Variables are changed using operators. The simplest operator is the assignment operator (written as '='
example program ch2_ex1 |
---|
function main(ARGV) { foo = 5; } |
example program ch2_ex2 |
---|
function main(ARGV) { foo = 5; foo = foo + 3; } |
example program ch2_ex3 |
---|
function main(ARGV) { foo = 5; foo = foo + 3; fawk_print_cell(foo); fawk_print(foo); } |
example program ch2_ex4 |
---|
function main(ARGV) { foo = "5"; bar = 3; fawk_print(foo+bar); } |
Arithmetic operators | ||
---|---|---|
syntax | description | example |
a + b | sum of a and b | foo+3 |
a - b | subtract b from a | foo-3 |
a * b | multiply a with b | 10*foo |
a / b | divide a with b | foo/3 |
a % b | integer remiainder of a/b | foo%3 |
-a | negate a | -5 -foo |
(a) | change precedence | (4+2)*8 |
v++ | shorthand: v = v+1 | |
v-- | shorthand: v = v-1 | |
++v | shorthand: v = v+1 | |
--v | shorthand: v = v-1 | |
v += a | shorthand: v = v+a | |
v -= a | shorthand: v = v-a | |
v *= a | shorthand: v = v+a | |
v %= a | shorthand: v = v-a |
The difference between v++ and ++v is the same as in C: whether the value of the expression is decided before or after the increment. Take the following code: v=5;fawk_print(v++); this will print 5, but the value of v is 6 after v++. Code v=5;fawk_print(++v); will print 6 and the value of v is 6 at the end. The difference is "first take the value, then increment" or "first increment then take the value".
boolean operators | ||
---|---|---|
!a | logical negate a | v = !a |
a && b | true if a and b are true | |
a || b | true if a or b is true |
Note: boolean operators will look at the numeric value of the operand. Value zero is interpreted as false, any other value is interpreted as true.
Relational operators | ||
---|---|---|
syntax | description | example |
a == b | true if a equals to b | if (a == 5) ... |
a != b | true if a is not equal to b | if (a != 5) ... |
a > b | true if a is greater than b | if (a > 5) ... |
a < b | true if a is less than b | if (a < 5) ... |
a >= b | a is greater than or equal to b | if (a >= 5) ... |
a <= b | a is less than or equal to b | if (a <= 5) ... |
Misc operators | |||||||||||||||||
---|---|---|---|---|---|---|---|---|---|---|---|---|---|---|---|---|---|
v = a | copy the value of a to v | foo=5 foo=bar | |||||||||||||||
a @ b | concatenate string a and b | "foo" @ "bar" is "foobar"
a ? b :c | trenary | a > 10 ? b-- : b++
| v[] | explicit array (chapter 5) | my_func(FOO[])
| v[b] | array indexing (chapter 5) | FOO[3]
| v.b | array indexing (chapter 5) | FOO.bar
| &v | used in C function call: pass by reference (chapter 5) | delete(&FOO)
| |
Using the operators listed above will build expressions.
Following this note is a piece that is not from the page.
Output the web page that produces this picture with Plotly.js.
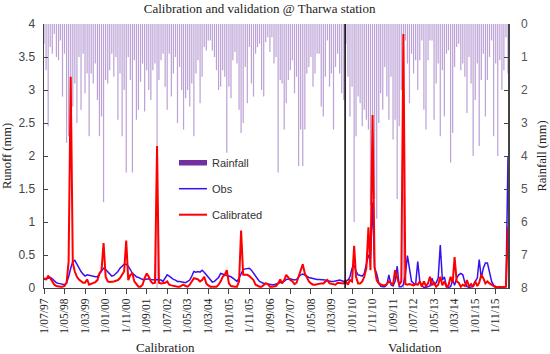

An expression is evaluated in place and will yield a result which is a type and a value. The result can be used as an operand in another expression, as a function call parameter, as a function return value or can be discarded:
example program ch2_ex5 |
---|
function main(ARGV) { # the result of 2 * 3 is used as an operand for the +; result is 7: a = 1 + 2 * 3; # () changes precedence so (1 + 2) is calculated first; result is 6: b = (1 + 2) * 3; # as a function call parameter: expression is evaluated first, the result # (which is 7) is passed to the function: fawk_print(1 + 2 * 3); # "void expression": an expression that is evaluated but the result is # is discarded; the result is 3 and is not used for anything 1+2; # "void expressions" are used for their side effects. A typical example # is the increment operator. In the example below the result of ++c is 11, # but that result is discarded, however the side effect of the ++ operator, # that is the value of c is increased remains, so the script will print 11 c = 10; ++c; fawk_print(c); } |
In fact fawk_print() is a function that we call. A function always has a return value, so a function call is an expression too. So far all our calls to fawk_print() were "void expressions" because we discarded the return value of fawk_print().
Note: "void expressions" is the way an expression is turned into a statement, which is required because a function body is a sequence of statements
When there is a logical AND or OR in an expression, the left side is evaluated first. If the left side determines the result already, the right side is not evaluated at all. For example in if (foo() || bar()) { ... } if foo() is true, the result will always be true so bar() is not evaluated. Since in this case the right side is a function call, this means bar() is not called.
Similar way, if the left side of an AND operator is false, the result is false and the right side is not evaluated.
This obviously doesn't make a difference if the right side is something like (a > 4), but does make a difference if the right side has side effect (any effect that change global states, e.g. global variables, or calls to C functions, even indirectly).
In a trenary operator only two expressions are evaluated: the condition and either the true or the false side. This is not merely an optimization on CPU, it affects side effects as well:
function main(ARGV) { a = 10; b = 20; a > 5 ? b++ : b--; fawk_print(b); }
This example prints 21, because a is greater than 5 and b++ is evaluated, while b-- is not. This is called short circuit evaluation: what is not needed is not evaluated, so its side effects are not applied either.
All three operands are expressions and the syntax is:
condition ? when_true : when_false
First condition is evaluated. If it is non-zero, then when_true is evaluated and the result of the expression is the result of when_true. If condition is zero then when_false is evaluated and the result of the expression is the result of when_false.